Posted May. 26, 2008 07:52,   


The South China Morning Post, an English newspaper based in Hong Kong, reported yesterday that the Chinese leadership ignored geologists’ warning of a potential earthquake in Sichuan Province.

The newspaper said that six scholars from China, the United Kingdom, the United States and Switzerland, including a professor of Chengdu University of Technology, drew global attention by running their prediction of a major earthquake in the Chinese province in a U.S. geology journal in July last year.

The team of scholars said in their research paper that there is a chance for a major earthquake in the dislocated areas of Longmen Shan, where the Sichuan Basin and the Tibetan Plateau meet, as the Indian Plate keeps pushing the Tibet Plateau plate northwest.

They said, “The geological power of the area, which has been accumulated since the 16th century, will explode soon,” citing the irregular seismic waves detected around Longmen Shan since 1949 as evidence.

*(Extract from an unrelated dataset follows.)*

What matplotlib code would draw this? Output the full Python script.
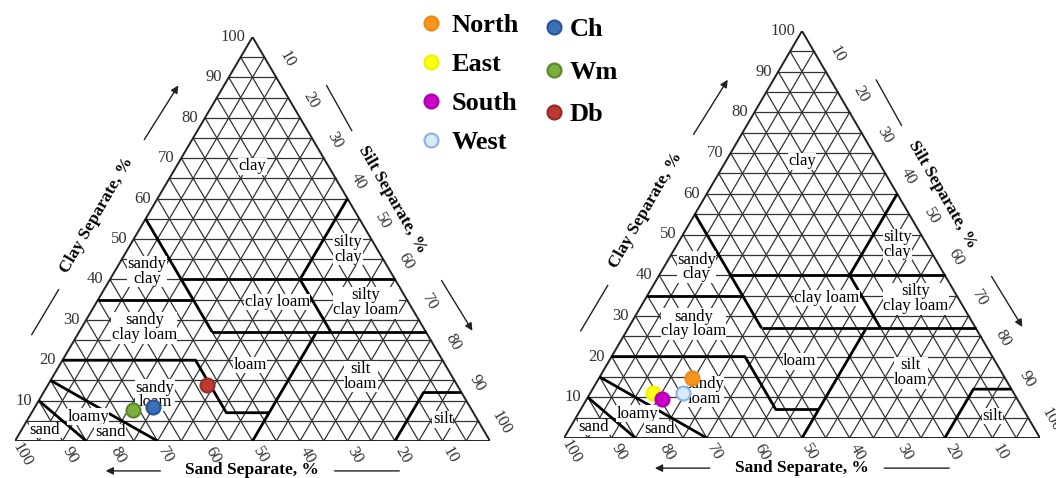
import numpy as np
import matplotlib
matplotlib.use('Agg')
import matplotlib.pyplot as plt
from matplotlib.lines import Line2D

plt.rcParams['font.family'] = ['Liberation Serif', 'DejaVu Serif']

# soil samples, % of each separate
site_names = ['Ch', 'Wm', 'Db']
site_sand = [66.7, 71.3, 52.6]
site_silt = [24.9, 21.0, 33.5]
site_clay = [8.4, 7.7, 13.9]
site_face = ['#3b6fb6', '#7fae3e', '#c0392f']
site_edge = ['#2c5597', '#5b8a2a', '#93302a']

zone_names = ['North', 'East', 'South', 'West']
zone_sand = [65.8, 75.9, 74.5, 69.6]
zone_silt = [19.4, 13.1, 15.8, 19.4]
zone_clay = [14.8, 11.0, 9.7, 11.0]
zone_face = ['#f7951f', '#ffff14', '#c800c8', '#d9ebfb']
zone_edge = ['#ec8a1a', '#f2f200', '#b000b0', '#8fb4e3']

# USDA texture class boundaries as (silt, clay) vertices
boundaries = [
    [(15, 0), (0, 10)],
    [(30, 0), (0, 15)],
    [(0, 20), (28, 20), (41, 7), (50, 7)],
    [(50, 0), (50, 27)],
    [(0, 35), (20, 35)],
    [(0, 55), (15, 40), (20, 35), (28, 27)],
    [(15, 40), (60, 40)],
    [(40, 60), (40, 40), (53, 27)],
    [(28, 27), (73, 27)],
    [(80, 0), (80, 12), (88, 12)],
]

class_labels = [
    ('clay', 50, 68),
    ('silty\nclay', 70.1, 47.5),
    ('sandy\nclay', 27.8, 42),
    ('clay loam', 55.2, 34.4),
    ('silty\nclay loam', 73.9, 34.2),
    ('sandy\nclay loam', 27.2, 28),
    ('loam', 49.5, 18.8),
    ('silt\nloam', 72.8, 16),
    ('sandy\nloam', 29.5, 11.4),
    ('loamy', 15.4, 6),
    ('sand', 20, 2.2),
    ('sand', 6.3, 2.7),
    ('silt', 90.1, 5.4),
]

ticks = list(range(10, 101, 10))


def to_xy(silt, clay):
    silt = np.asarray(silt, dtype=float)
    clay = np.asarray(clay, dtype=float)
    return silt + clay / 2, clay


def draw_triangle(ax):
    ax.set_xlim(0, 100)
    ax.set_ylim(0, 100)
    ax.axis('off')

    grid = dict(color='#333333', lw=0.9, zorder=1)
    for k in range(5, 100, 5):
        ax.plot([k / 2, 100 - k / 2], [k, k], **grid)
        ax.plot([k, k + (100 - k) / 2], [0, 100 - k], **grid)
        ax.plot([100 - k, (100 - k) / 2], [0, 100 - k], **grid)
    ax.plot([0, 50, 100, 0], [0, 100, 0, 0], color='#222222', lw=1.4, zorder=3)

    for line in boundaries:
        s, c = zip(*line)
        x, y = to_xy(s, c)
        ax.plot(x, y, color='black', lw=2.0, zorder=3, solid_capstyle='butt')

    for text, x, y in class_labels:
        ax.text(x, y, text, ha='center', va='center', fontsize=12,
                linespacing=0.9, zorder=4,
                bbox=dict(fc='white', ec='none', pad=0.3))

    tick_style = dict(fontsize=12, color='#333333', clip_on=False)
    for k in ticks:
        ax.text(k / 2 - 1.4, k, str(k), ha='right', va='center', **tick_style)
        ax.text(k + (100 - k) / 2 + 2.3, 100 - k + 4.4, str(k), rotation=-60,
                ha='center', va='center', **tick_style)
        ax.text(100 - k + 1.6, -3.4, str(k), rotation=-60,
                ha='center', va='center', **tick_style)

    title = dict(fontsize=12.5, fontweight='bold', ha='center', va='center')
    ax.text(17.3, 55.9, 'Clay Separate, %', rotation=60, **title)
    ax.text(79.4, 59.7, 'Silt Separate, %', rotation=-60, **title)
    ax.text(49.9, -7.3, 'Sand Separate, %', **title)

    arrow = dict(arrowstyle='-|>', color='#222222', lw=1.0, mutation_scale=11)
    plain = dict(arrowstyle='-', color='#222222', lw=1.0)
    ax.annotate('', xy=(34.7, 88.6), xytext=(26.9, 74.0), arrowprops=arrow,
                annotation_clip=False)
    ax.annotate('', xy=(9.5, 38.1), xytext=(3.2, 25.7), arrowprops=plain,
                annotation_clip=False)
    ax.annotate('', xy=(71.2, 76.2), xytext=(65.3, 88.6), arrowprops=plain,
                annotation_clip=False)
    ax.annotate('', xy=(96.6, 26.7), xytext=(89.5, 40.3), arrowprops=arrow,
                annotation_clip=False)
    ax.annotate('', xy=(18.5, -7.4), xytext=(31.2, -7.4), arrowprops=arrow,
                annotation_clip=False)
    ax.annotate('', xy=(81.5, -7.4), xytext=(66.7, -7.4), arrowprops=plain,
                annotation_clip=False)


def draw_samples(ax, silt, clay, face, edge):
    x, y = to_xy(silt, clay)
    for xi, yi, fc, ec in zip(x, y, face, edge):
        ax.plot(xi, yi, 'o', ms=10, mfc=fc, mec=ec, mew=1.6, zorder=5,
                clip_on=False)


fig = plt.figure(figsize=(10.56, 4.78), dpi=100)
ax_left = fig.add_axes([15 / 1056, 37 / 478, 475 / 1056, 404 / 478])
ax_right = fig.add_axes([564 / 1056, 40 / 478, 476 / 1056, 407 / 478])

draw_triangle(ax_left)
draw_triangle(ax_right)
draw_samples(ax_left, site_silt, site_clay, site_face, site_edge)
draw_samples(ax_right, zone_silt, zone_clay, zone_face, zone_edge)


def handles(face, edge):
    return [Line2D([], [], ls='none', marker='o', ms=10, mfc=fc, mec=ec,
                   mew=1.6) for fc, ec in zip(face, edge)]


legend_font = dict(size=19, weight='bold')
fig.legend(handles(zone_face, zone_edge), zone_names, loc='upper left',
           bbox_to_anchor=(420 / 1056, 1 - 14 / 478), frameon=False,
           prop=legend_font, handlelength=0.8, handletextpad=0.4,
           labelspacing=0.58, borderpad=0, borderaxespad=0)
fig.legend(handles(site_face, site_edge), site_names, loc='upper left',
           bbox_to_anchor=(543 / 1056, 1 - 18 / 478), frameon=False,
           prop=legend_font, handlelength=0.8, handletextpad=0.2,
           labelspacing=0.72, borderpad=0, borderaxespad=0)

fig.savefig('out.png', dpi=100, facecolor='white')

The newspaper reported that Chinese political leaders did not pay attention to the specific warning from the scholars who forecast the place and size of the potential earthquake through seven years of studying satellite photos and field visits.

But the Chengdu University professor said, “Although convinced that there will be an earthquake, we did not expect it to come this early.”

Meanwhile, the Chinese government reported that 62,664 people died, 23,775 went missing, and 358,816 were wounded from the earthquake as of noon of May 24.

The China Central Television reported yesterday that an 80-year-old man squeezed under debris of his collapsed home was rescued at around 4 p.m. on May 23, 266 hours after the earthquake broke out. The Chinese government also making efforts to rescue 24 survivors trapped in the pits of three mines in the disaster area.